Once upon a time Paul Wolfowitz (and his deputy I. Lewis "Scooter" Libby during the realm and regime of King Ronald Wilson Reagan):
.... then-under secretary of defense for policy, supervised the drafting of a 1992 policy statement on America's mission in the post-Cold War era. Called the "Defense Planning Guidance," it is an internal set of military guidelines that typically is prepared every few years by the Defense Department. This policy guidance is distributed to military leaders and civilian Defense Department heads to provide them with a geopolitical framework for assessing their force level and budgetary needs.
The 46-page classified document circulated for several weeks at senior levels in the Pentagon. But controversy erupted after it was leaked to The New York Times and The Washington Post and the White House ordered then-Defense Secretary Dick Cheney to rewrite it.
http://www.pbs.org/...
I'm just taking a look at the present theatre of the world, a world in which President Obama has announced a decision to send some 17,000 additional military personnel to Afhganistan, despite a promise he'd made earlier to put Afghanistan on hold for 60 days to review U.S. policy there.
The world theatre of War v. Peace, Department of Defense v. Department of State, the military v. statesmanship and diplomacy.
Does the hand of Dick Cheney still write largely in this drama as it did in the revamping of the 1992 Defense Planning Guidance?
Our first objective is to prevent the re-emergence of a new rival. This is a dominant consideration underlying the new regional defense strategy and requires that we endeavor to prevent any hostile power from dominating a region whose resources would, under consolidated control, be sufficient to generate global power. These regions include Western Europe, East Asia, the territory of the former Soviet Union, and Southwest Asia.
There are three additional aspects to this objective: First the U.S must show the leadership necessary to establish and protect a new order that holds the promise of convincing potential competitors that they need not aspire to a greater role or pursue a more aggressive posture to protect their legitimate interests. Second, in the non-defense areas, we must account sufficiently for the interests of the advanced industrial nations to discourage them from challenging our leadership or seeking to overturn the established political and economic order. Finally, we must maintain the mechanisms for deterring potential competitors from even aspiring to a larger regional or global role.
We're Number One! We're Number One!
Cheney goes on to state that another "U.S. objective is to safeguard U.S. interests and promote American values, " besides being prepared to "take unilateral action" to enforce the previous objectives.
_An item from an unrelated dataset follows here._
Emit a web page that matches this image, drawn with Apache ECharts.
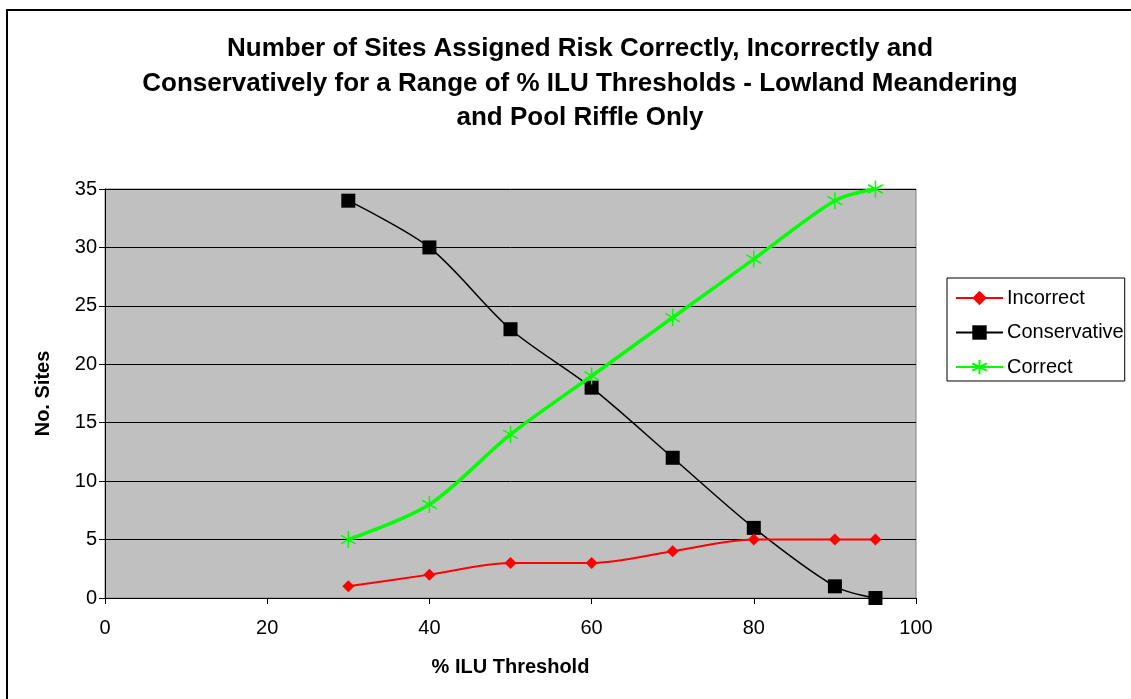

Shades of PNAC (Project for a New American Century)!
For more public consumption, the document has been reduced to the following gobbledegook:
(DOD) This document, issued by the Secretary of Defense, provides firm guidance in the form of goals, priorities, and objectives, including fiscal constraints, for the development of the Program Objective Memorandums by the Military Departments and Defense agencies.
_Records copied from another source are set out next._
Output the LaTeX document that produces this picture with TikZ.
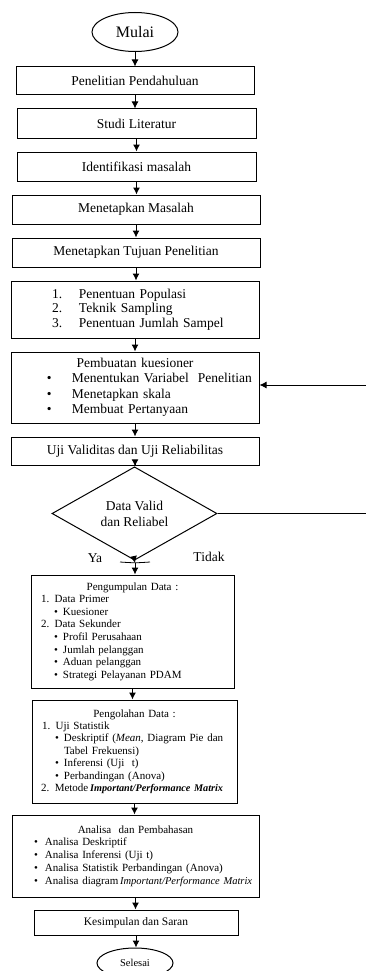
\documentclass[tikz,border=0pt]{standalone}
\usepackage{fontspec}
\setmainfont{Liberation Serif}
\usetikzlibrary{shapes.geometric,arrows.meta}
\setlength{\parindent}{0pt}
\newcommand{\butir}{\makebox[9pt][l]{\textbullet}}

\begin{document}
\begin{tikzpicture}[x=1pt,y=1pt,
  box/.style={draw=black,line width=1pt,inner sep=0pt,minimum height=29pt,
    font=\fontsize{13.5}{16}\selectfont},
  listbox/.style={box,align=left},
  oval/.style={draw=black,line width=1pt,ellipse,inner sep=0pt},
  arw/.style={line width=1pt,-{Latex[length=7pt,width=7pt]}}]
\useasboundingbox (0,0) rectangle (365,-971);
% start and plain steps:
\node[oval,minimum width=86,minimum height=39,font=\fontsize{16}{18}\selectfont] (mulai) at (135,-32) {Mulai};
\node[box,minimum width=238,minimum height=28] (pendahuluan) at (135,-81) {Penelitian Pendahuluan};
\node[box,minimum width=239] (literatur) at (136.5,-123.5) {Studi Literatur};
\node[box,minimum width=239] (identifikasi) at (136.5,-166.5) {Identifikasi masalah};
\node[box,minimum width=248] (masalah) at (136,-209.5) {Menetapkan Masalah};
\node[box,minimum width=248] (tujuan) at (136,-252.5) {Menetapkan Tujuan Penelitian};
% lists:
\node[listbox,text width=248,minimum height=57,font=\fontsize{13.5}{14.5}\selectfont] (sampel) at (135,-309.5)
  {\hspace*{41pt}\makebox[27pt][l]{1.}Penentuan Populasi\\
   \hspace*{41pt}\makebox[27pt][l]{2.}Teknik Sampling\\
   \hspace*{41pt}\makebox[27pt][l]{3.}Penentuan Jumlah Sampel};
\node[listbox,text width=248,minimum height=71,font=\fontsize{13.5}{15.5}\selectfont] (kuesioner) at (135,-387.5)
  {\makebox[\hsize]{Pembuatan kuesioner}\\
   \hspace*{36pt}\makebox[25pt][l]{\textbullet}Menentukan Variabel\ \ Penelitian\\
   \hspace*{36pt}\makebox[25pt][l]{\textbullet}Menetapkan skala\\
   \hspace*{36pt}\makebox[25pt][l]{\textbullet}Membuat Pertanyaan};
\node[box,minimum width=248,minimum height=28] (ujivalid) at (135,-451) {Uji Validitas dan Uji Reliabilitas};
\node[draw=black,line width=1pt,diamond,inner sep=0pt,minimum width=165,minimum height=71,
  align=center,font=\fontsize{13.5}{16}\selectfont] (cek) at (134.5,-513.5) {Data Valid\\dan Reliabel};
\node[font=\fontsize{13.5}{16}\selectfont] (ya) at (95,-558) {Ya};
\node[font=\fontsize{13.5}{16}\selectfont] (tidak) at (209,-557) {Tidak};
\coordinate (sambung) at (135,-563);
\coordinate (balik) at (372,-513.5);
\node[listbox,text width=203,minimum height=113,font=\fontsize{11}{12.6}\selectfont] (kumpul) at (132.5,-631.5)
  {\makebox[\hsize]{Pengumpulan Data :}\\
   \hspace*{10pt}1. Data Primer\\
   \hspace*{23pt}\butir Kuesioner\\
   \hspace*{10pt}2. Data Sekunder\\
   \hspace*{23pt}\butir Profil Perusahaan\\
   \hspace*{23pt}\butir Jumlah pelanggan\\
   \hspace*{23pt}\butir Aduan pelanggan\\
   \hspace*{23pt}\butir Strategi Pelayanan PDAM};
\node[listbox,text width=205,minimum height=103,font=\fontsize{11}{12.4}\selectfont] (olah) at (134.5,-751.5)
  {\makebox[\hsize]{Pengolahan Data :}\\
   \hspace*{10pt}1. Uji Statistik\\
   \hspace*{23pt}\butir Deskriptif (\textit{Mean}, Diagram Pie dan\\
   \hspace*{32pt}Tabel Frekuensi)\\
   \hspace*{23pt}\butir Inferensi (Uji\ \ t)\\
   \hspace*{23pt}\butir Perbandingan (Anova)\\
   \hspace*{9pt}\mbox{2. Metode\,{\fontsize{10.2}{12.4}\selectfont\textbf{\textit{Important/Performance Matrix}}}}};
\node[listbox,text width=247,minimum height=82,font=\fontsize{11}{12.8}\selectfont] (analisa) at (135.5,-856)
  {\makebox[\hsize]{Analisa\ \ dan Pembahasan}\\
   \hspace*{22pt}\makebox[11pt][l]{\textbullet}Analisa Deskriptif\\
   \hspace*{22pt}\makebox[11pt][l]{\textbullet}Analisa Inferensi (Uji t)\\
   \hspace*{22pt}\makebox[11pt][l]{\textbullet}Analisa Statistik Perbandingan (Anova)\\
   \hspace*{22pt}\makebox[11pt][l]{\textbullet}\mbox{Analisa diagram\,{\fontsize{10.5}{12.8}\selectfont\textit{Important/Performance Matrix}}}};
\node[box,minimum width=204,minimum height=25,font=\fontsize{11.5}{14}\selectfont] (simpulan) at (136,-922.5) {Kesimpulan dan Saran};
\node[oval,minimum width=76,minimum height=30,font=\fontsize{10.5}{12}\selectfont] (selesai) at (135,-963) {Selesai};
% connectors:
\foreach \a/\b in {mulai/pendahuluan,pendahuluan/literatur,literatur/identifikasi,
  identifikasi/masalah,masalah/tujuan,tujuan/sampel,sampel/kuesioner,kuesioner/ujivalid,
  ujivalid/cek,kumpul/olah,olah/analisa,analisa/simpulan,simpulan/selesai}
  \draw[arw] (\a.south) -- (\a.south |- \b.north);
\draw[arw] (cek.south) -- (sambung);
\draw[line width=0.8pt] ([xshift=-15pt,yshift=1pt]sambung) .. controls (sambung) .. ([xshift=15pt,yshift=1pt]sambung);
\draw[arw] (sambung) -- (sambung |- kumpul.north);
\draw[arw] (cek.east) -- (balik) |- ([yshift=2.5pt]kuesioner.east);
\end{tikzpicture}
\end{document}
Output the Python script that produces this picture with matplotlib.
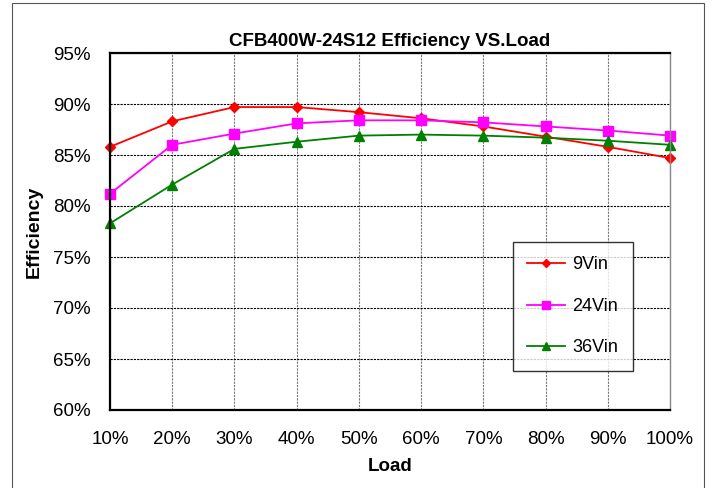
import numpy as np
import matplotlib
matplotlib.use("Agg")
import matplotlib.pyplot as plt
from matplotlib.patches import Rectangle
from matplotlib.ticker import FuncFormatter

plt.rcParams["font.family"] = ["Liberation Sans", "DejaVu Sans"]

load = [10, 20, 30, 40, 50, 60, 70, 80, 90, 100]
eff_9vin = [85.8, 88.3, 89.7, 89.7, 89.2, 88.6, 87.8, 86.8, 85.8, 84.7]
eff_24vin = [81.2, 86.0, 87.1, 88.1, 88.4, 88.4, 88.2, 87.8, 87.4, 86.9]
eff_36vin = [78.3, 82.1, 85.6, 86.3, 86.9, 87.0, 86.9, 86.7, 86.4, 86.0]

fig = plt.figure(figsize=(7.12, 4.88), dpi=100)
ax = fig.add_axes([110 / 712, 78 / 488, 560 / 712, 357 / 488])

# thin grey frame around the whole chart
fig.patches.append(Rectangle((12 / 712, -0.05), 692 / 712, 1.05 - 3 / 488,
                             transform=fig.transFigure, fill=False,
                             edgecolor="#555555", linewidth=0.8))

ax.plot(load, eff_9vin, color="red", marker="D", markersize=5,
        linewidth=1.3, label="9Vin", clip_on=False)
ax.plot(load, eff_24vin, color="magenta", marker="s", markersize=7,
        linewidth=1.3, label="24Vin", clip_on=False)
ax.plot(load, eff_36vin, color="green", marker="^", markersize=7,
        linewidth=1.3, label="36Vin", clip_on=False)

ax.set_xlim(10, 100)
ax.set_ylim(60, 95)
ax.set_xticks(load)
ax.set_yticks(np.arange(60, 96, 5))
pct = FuncFormatter(lambda v, p: f"{v:.0f}%")
ax.xaxis.set_major_formatter(pct)
ax.yaxis.set_major_formatter(pct)
ax.tick_params(length=0, labelsize=13.5)
ax.tick_params(axis="y", pad=14)
ax.tick_params(axis="x", pad=15)

ax.xaxis.grid(True, color="#777777", linestyle=(0, (2, 1)), linewidth=0.8)
ax.yaxis.grid(True, color="black", linestyle=(0, (2, 1)), linewidth=0.8)
ax.set_axisbelow(True)

for side in ["left", "top", "bottom"]:
    ax.spines[side].set_linewidth(1.6)
ax.spines["right"].set_color("#888888")
ax.spines["right"].set_linewidth(1.0)

ax.set_title("CFB400W-24S12 Efficiency VS.Load", fontsize=13.5,
             fontweight="bold", pad=5)
ax.set_xlabel("Load", fontsize=13.5, fontweight="bold", labelpad=7)
ax.set_ylabel("Efficiency", fontsize=14, fontweight="bold", labelpad=7)

leg = ax.legend(loc="upper left", bbox_to_anchor=(403 / 560, 168 / 357),
                fontsize=13, frameon=True, fancybox=False, shadow=False,
                edgecolor="black", labelspacing=1.35, handlelength=2.1,
                handletextpad=0.4, markerscale=0.75,
                borderpad=0.8, borderaxespad=0)
leg.get_frame().set_linewidth(1.0)

fig.savefig("out.png", dpi=100)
http://usmilitary.about.com/...
There are some other players to be aware of (February, 2003):
Andrew W. Marshall, "the Pentagon's 81-year-old futurist-in-chief, ... along with his star protégés Vice President Dick Cheney, Defense Secretary Donald Rumsfeld, and Deputy Secretary Paul Wolfowitz - is drafting President Bush's plan to upgrade the military."
http://www.sourcewatch.org/...
I mention Marshall because of his role in penning the Defense Planning Guidance:
Andrew Marshall was consulted for the 1992 draft of Defense Planning Guidance (DPG), created by then-Defense Department staffers I. Lewis Libby, Paul Wolfowitz, and Zalmay Khalilzad.
http://en.wikipedia.org/...
And, another name that must be mentioned is an "acolyte of Andrew W. Marshall:
Michael G. Vickers is Assistant Secretary of Defense for Special Operations, Low Intensity Conflict & Interdependent Capabilities (within the Office of the Under Secretary of Defense for Policy). His areas of expertise are Military Strategy and Policy, Military Revolutions, Transformation of the Military, Future Warfare, and Military Research and Development. Vickers is considered one of Andrew Marshall's "acolytes."
http://www.sourcewatch.org/...
Zalmay Mamozy Khalilzad, born in Mazari Sharif in northern Afghanistan, was a major player in the George W. Bush administration.
Michael G. Vickers was a major player in a little game the U.S. played in Afghanistan during Reagan's regime, a little game called "Charlie Wilson's War."
More on Charlie Wilson (Charles Nesbitt Wilson) in another post.
But, in the meantime, I'm asking, is this still Dick Cheney's bizarre world. Are his, and Donald Rumsfeld's agents burrowed into President Obama's Department of Defense? Where are all the characters who played major roles in Dick Cheney's theatre of world domination?
Who persuaded Obama to change his mind about a 60-day moratorium before moving on the situation in Afghanistan?
Why does the Department of Defense still seem to overshadow the Department of State, military action favored over statesmanship and diplomacy.
And, why the hell can't the United States have a Department of Peace?